§ Supplied material
------------------------------------------------------------

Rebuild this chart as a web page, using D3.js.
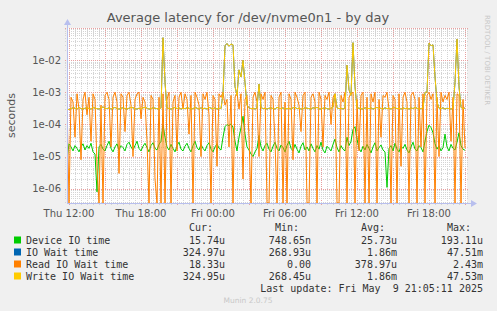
<!DOCTYPE html>
<html>
<head>
<meta charset="utf-8">
<script src="https://cdnjs.cloudflare.com/ajax/libs/d3/7.8.5/d3.min.js"></script>
<style>
body { margin: 0; background: #f0f0f0; }
svg { display: block; }
</style>
</head>
<body>
<svg id="chart" width="497" height="311"></svg>
<script>
// samples every 10 minutes starting Thu 11:50, values in microseconds
var START = new Date(2025, 4, 8, 11, 50);
var END = new Date(2025, 4, 9, 21, 10);
var STEP_MIN = 10;

var deviceIO = [
  8, 25, 20, 15, 22, 18, 14, 20, 25, 16,
  22, 18, 26, 14, 12, 0.8, 20, 24, 17, 15,
  22, 30, 18, 14, 20, 25, 16, 22, 19, 15,
  24, 28, 20, 16, 22, 30, 18, 15, 21, 26,
  19, 14, 22, 27, 18, 16, 24, 30, 100, 40,
  20, 16, 24, 18, 14, 22, 28, 17, 15, 21,
  26, 18, 14, 22, 30, 19, 16, 24, 18, 15,
  22, 27, 17, 14, 20, 25, 18, 16, 40, 85,
  100, 90, 105, 80, 30, 15, 40, 80, 180, 50,
  20, 16, 12, 10, 14, 18, 45, 20, 15, 22,
  26, 17, 14, 21, 28, 18, 15, 23, 19, 14,
  22, 30, 18, 15, 24, 17, 13, 21, 27, 16,
  20, 15, 25, 18, 14, 22, 17, 28, 16, 13,
  21, 18, 15, 24, 35, 19, 14, 22, 17, 15,
  40, 22, 30, 70, 85, 35, 18, 14, 21, 16,
  24, 18, 13, 20, 27, 15, 19, 23, 16, 14,
  1.1, 18, 22, 15, 26, 17, 14, 21, 18, 24,
  16, 13, 20, 28, 17, 15, 22, 19, 14, 30,
  60, 95, 80, 55, 25, 17, 22, 15, 19, 50,
  20, 15, 24, 18, 16, 28, 55, 22, 17, 15.7
];

var ioWait = [
  300, 290, 310, 330, 320, 300, 340, 310, 300, 320,
  330, 310, 300, 340, 320, 310, 300, 330, 350, 320,
  310, 330, 300, 320, 340, 310, 300, 320, 330, 310,
  300, 320, 340, 330, 310, 300, 320, 310, 330, 340,
  320, 300, 310, 330, 320, 310, 300, 320, 50000, 2000,
  330, 310, 300, 320, 340, 310, 330, 300, 320, 310,
  330, 320, 300, 310, 340, 320, 300, 330, 310, 320,
  300, 340, 320, 310, 330, 300, 320, 310, 900, 28000,
  33000, 27000, 32000, 30000, 1500, 800, 5000, 3000, 10000, 2000,
  400, 330, 310, 320, 300, 330, 1800, 340, 310, 320,
  300, 320, 330, 310, 300, 340, 320, 310, 330, 300,
  310, 320, 300, 330, 340, 310, 320, 300, 310, 330,
  320, 310, 300, 330, 320, 340, 310, 300, 320, 330,
  310, 300, 320, 340, 900, 330, 310, 320, 300, 330,
  7000, 1200, 800, 35000, 1500, 330, 320, 310, 300, 330,
  320, 310, 330, 300, 320, 340, 310, 320, 300, 330,
  310, 320, 300, 340, 330, 310, 320, 300, 330, 310,
  320, 300, 330, 310, 340, 320, 300, 310, 330, 1000,
  1000, 34000, 28000, 30000, 3000, 500, 320, 310, 330, 300,
  320, 310, 300, 330, 2000, 45000, 1500, 340, 310, 325
];

var readWait = [
  600, 0, 700, 500, 40, 900, 300, 8, 600, 1000,
  200, 700, 30, 900, 600, 5, 0, 400, 0, 800,
  1000, 600, 20, 700, 1000, 500, 3, 900, 700, 60,
  800, 1000, 400, 10, 600, 900, 1000, 150, 700, 500,
  30, 0, 800, 600, 2, 0, 700, 0, 900, 0,
  600, 1000, 0, 500, 800, 15, 700, 1000, 300, 900,
  600, 50, 800, 0, 1000, 700, 400, 10, 900, 600,
  1000, 200, 0, 800, 600, 5, 900, 700, 1000, 400,
  600, 20, 800, 0, 700, 1000, 300, 900, 2, 600,
  800, 40, 0, 700, 1000, 500, 10, 900, 600, 1000,
  0, 0, 800, 600, 30, 0, 700, 1000, 0, 500,
  0, 900, 600, 8, 1000, 700, 400, 60, 800, 1000,
  0, 0, 700, 900, 500, 0, 1000, 600, 20, 800,
  600, 1000, 100, 700, 900, 0, 0, 800, 500, 1000,
  0, 700, 900, 1000, 0, 600, 15, 800, 1000, 0,
  700, 0, 900, 500, 1000, 0, 600, 40, 800, 700,
  1000, 300, 0, 800, 600, 0, 900, 5, 700, 1000,
  500, 0, 800, 1000, 600, 0, 700, 20, 900, 0,
  800, 1000, 600, 900, 0, 700, 10, 1000, 500, 800,
  600, 1000, 30, 700, 0, 900, 800, 0, 600, 18.3
];

var writeWait = [
  300, 290, 310, 330, 320, 300, 340, 310, 300, 320,
  330, 310, 300, 340, 320, 310, 300, 330, 350, 320,
  310, 330, 300, 320, 340, 310, 300, 320, 330, 310,
  300, 320, 340, 330, 310, 300, 320, 310, 330, 340,
  320, 300, 310, 330, 320, 310, 300, 320, 50000, 2000,
  330, 310, 300, 320, 340, 310, 330, 300, 320, 310,
  330, 320, 300, 310, 340, 320, 300, 330, 310, 320,
  300, 340, 320, 310, 330, 300, 320, 310, 900, 28000,
  33000, 27000, 32000, 30000, 1500, 800, 5000, 3000, 10000, 2000,
  400, 330, 310, 320, 300, 330, 1800, 340, 310, 320,
  300, 320, 330, 310, 300, 340, 320, 310, 330, 300,
  310, 320, 300, 330, 340, 310, 320, 300, 310, 330,
  320, 310, 300, 330, 320, 340, 310, 300, 320, 330,
  310, 300, 320, 340, 900, 330, 310, 320, 300, 330,
  7000, 1200, 800, 35000, 1500, 330, 320, 310, 300, 330,
  320, 310, 330, 300, 320, 340, 310, 320, 300, 330,
  310, 320, 300, 340, 330, 310, 320, 300, 330, 310,
  320, 300, 330, 310, 340, 320, 300, 310, 330, 1000,
  1000, 34000, 28000, 30000, 3000, 500, 320, 310, 330, 300,
  320, 310, 300, 330, 2000, 45000, 1500, 340, 310, 325
];

var seriesNames = ["Device IO time", "IO Wait time", "Read IO Wait time", "Write IO Wait time"];
var seriesColors = ["#00cc00", "#0066b3", "#ff8000", "#ffcc00"];
var curVals = ["15.74u", "324.97u", "18.33u", "324.95u"];
var minVals = ["748.65n", "268.93u", "0.00", "268.45u"];
var avgVals = ["25.73u", "1.86m", "378.97u", "1.86m"];
var maxVals = ["193.11u", "47.51m", "2.43m", "47.53m"];

var xTickLabels = ["Thu 12:00", "Thu 18:00", "Fri 00:00", "Fri 06:00", "Fri 12:00", "Fri 18:00"];
var yTickLabels = ["1e-02", "1e-03", "1e-04", "1e-05", "1e-06"];

var PLOT_L = 67, PLOT_R = 467, PLOT_T = 28, PLOT_B = 203;
var Y_MIN = 3.6e-7, Y_MAX = 0.1;
var TEXT_COLOR = "#555555";

var svg = d3.select("#chart");

var x = d3.scaleTime().domain([START, END]).range([PLOT_L, PLOT_R]);
var y = d3.scaleLog().domain([Y_MIN, Y_MAX]).range([PLOT_B, PLOT_T]);

svg.append("rect")
    .attr("x", PLOT_L).attr("y", PLOT_T)
    .attr("width", PLOT_R - PLOT_L).attr("height", PLOT_B - PLOT_T)
    .attr("fill", "#ffffff");

// grid
var grid = svg.append("g").attr("shape-rendering", "crispEdges");
var halfHours = d3.timeMinute.every(30).range(START, END);
halfHours.forEach(function(t) {
    var major = t.getMinutes() == 0 && t.getHours() % 3 == 0;
    var xx = Math.round(x(t)) + 0.5;
    grid.append("line")
        .attr("x1", xx).attr("x2", xx)
        .attr("y1", PLOT_T).attr("y2", PLOT_B + (major ? 3 : 2))
        .attr("stroke", major ? "#e8a0a0" : "#d4d4d4")
        .attr("stroke-dasharray", major ? "1,1" : "1,1");
});
for (var e = -7; e <= -1; e++) {
    for (var m = 1; m <= 9; m++) {
        var v = m * Math.pow(10, e);
        if (v < Y_MIN || v > Y_MAX) continue;
        var yy = Math.round(y(v)) + 0.5;
        grid.append("line")
            .attr("x1", PLOT_L - 2).attr("x2", PLOT_R + 2)
            .attr("y1", yy).attr("y2", yy)
            .attr("stroke", m == 1 ? "#e8a0a0" : "#d4d4d4")
            .attr("stroke-dasharray", "1,1");
    }
}

// data lines
svg.append("clipPath").attr("id", "plotclip")
    .append("rect")
    .attr("x", PLOT_L).attr("y", PLOT_T)
    .attr("width", PLOT_R - PLOT_L + 1).attr("height", PLOT_B - PLOT_T);

var line = d3.line()
    .x(function(d, i) { return x(d3.timeMinute.offset(START, i * STEP_MIN)); })
    .y(function(d) { return y(Math.max(d * 1e-6, Y_MIN)); });

var g_lines = svg.append("g").attr("clip-path", "url(#plotclip)");
[deviceIO, ioWait, readWait, writeWait].forEach(function(arr, k) {
    g_lines.append("path")
        .datum(arr)
        .attr("d", line)
        .attr("fill", "none")
        .attr("stroke", seriesColors[k])
        .attr("stroke-width", 1);
});

// axes
var AXIS_COLOR = "#b8bfee";
svg.append("line")
    .attr("x1", PLOT_L + 0.5).attr("x2", PLOT_L + 0.5)
    .attr("y1", PLOT_B).attr("y2", PLOT_T - 4)
    .attr("stroke", AXIS_COLOR);
svg.append("line")
    .attr("x1", PLOT_L).attr("x2", PLOT_R + 5)
    .attr("y1", PLOT_B + 0.5).attr("y2", PLOT_B + 0.5)
    .attr("stroke", AXIS_COLOR);
svg.append("path")
    .attr("d", "M" + (PLOT_L - 3) + "," + (PLOT_T - 3) + " L" + (PLOT_L + 0.5) + "," + (PLOT_T - 9) + " L" + (PLOT_L + 4) + "," + (PLOT_T - 3) + "Z")
    .attr("fill", AXIS_COLOR);
svg.append("path")
    .attr("d", "M" + (PLOT_R + 4) + "," + (PLOT_B - 3) + " L" + (PLOT_R + 10) + "," + (PLOT_B + 0.5) + " L" + (PLOT_R + 4) + "," + (PLOT_B + 4) + "Z")
    .attr("fill", AXIS_COLOR);

// tick labels
var xTicks = d3.timeHour.every(6).range(START, END);
svg.selectAll("text.xtick")
    .data(xTicks)
    .enter().append("text")
    .attr("class", "xtick")
    .attr("x", function(d) { return x(d); })
    .attr("y", 217)
    .attr("text-anchor", "middle")
    .style("font-family", "DejaVu Sans")
    .style("font-size", "10px")
    .style("fill", TEXT_COLOR)
    .text(function(d, i) { return xTickLabels[i]; });

svg.selectAll("text.ytick")
    .data(yTickLabels)
    .enter().append("text")
    .attr("class", "ytick")
    .attr("x", 61)
    .attr("y", function(d, i) { return y(Math.pow(10, -2 - i)) + 3.5; })
    .attr("text-anchor", "end")
    .style("font-family", "DejaVu Sans")
    .style("font-size", "10px")
    .style("fill", TEXT_COLOR)
    .text(function(d) { return d; });

svg.append("text")
    .attr("transform", "translate(15," + ((PLOT_T + PLOT_B) / 2) + ") rotate(-90)")
    .attr("text-anchor", "middle")
    .style("font-family", "DejaVu Sans")
    .style("font-size", "11px")
    .style("fill", TEXT_COLOR)
    .text("seconds");

svg.append("text")
    .attr("x", 248).attr("y", 22)
    .attr("text-anchor", "middle")
    .style("font-family", "DejaVu Sans")
    .style("font-size", "13px")
    .style("fill", TEXT_COLOR)
    .text("Average latency for /dev/nvme0n1 - by day");

svg.append("text")
    .attr("transform", "translate(485,15) rotate(90)")
    .style("font-family", "DejaVu Sans")
    .style("font-size", "7px")
    .style("fill", "#c8c8c8")
    .text("RRDTOOL / TOBI OETIKER");

// legend
var mono = "DejaVu Sans Mono";
var colRight = [225, 311, 397, 483];
var headers = ["Cur:", "Min:", "Avg:", "Max:"];
var g_leg = svg.append("g")
    .style("font-family", mono)
    .style("font-size", "10px")
    .style("fill", "#333333");

headers.forEach(function(h, c) {
    g_leg.append("text")
        .attr("x", colRight[c] - 12).attr("y", 231)
        .attr("text-anchor", "end")
        .text(h);
});

var cols = [curVals, minVals, avgVals, maxVals];
seriesNames.forEach(function(name, r) {
    var yy = 243.5 + r * 12;
    g_leg.append("rect")
        .attr("x", 14).attr("y", yy - 7)
        .attr("width", 7).attr("height", 7)
        .attr("fill", seriesColors[r]);
    g_leg.append("text")
        .attr("x", 26).attr("y", yy)
        .text(name);
    cols.forEach(function(arr, c) {
        g_leg.append("text")
            .attr("x", colRight[c]).attr("y", yy)
            .attr("text-anchor", "end")
            .text(arr[r]);
    });
});

g_leg.append("text")
    .attr("x", 483).attr("y", 291.5)
    .attr("text-anchor", "end")
    .style("white-space", "pre")
    .attr("xml:space", "preserve")
    .text("Last update: Fri May  9 21:05:11 2025");

svg.append("text")
    .attr("x", 248).attr("y", 303)
    .attr("text-anchor", "middle")
    .style("font-family", "DejaVu Sans")
    .style("font-size", "7.5px")
    .style("fill", "#c8c8c8")
    .text("Munin 2.0.75");
</script>
</body>
</html>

------------------------------------------------------------

Pick each line holding the word "chart" out of the listing.

Rebuild this chart as a web page, using D3.js.
<svg id="chart" width="497" height="311"></svg>
var svg = d3.select("#chart");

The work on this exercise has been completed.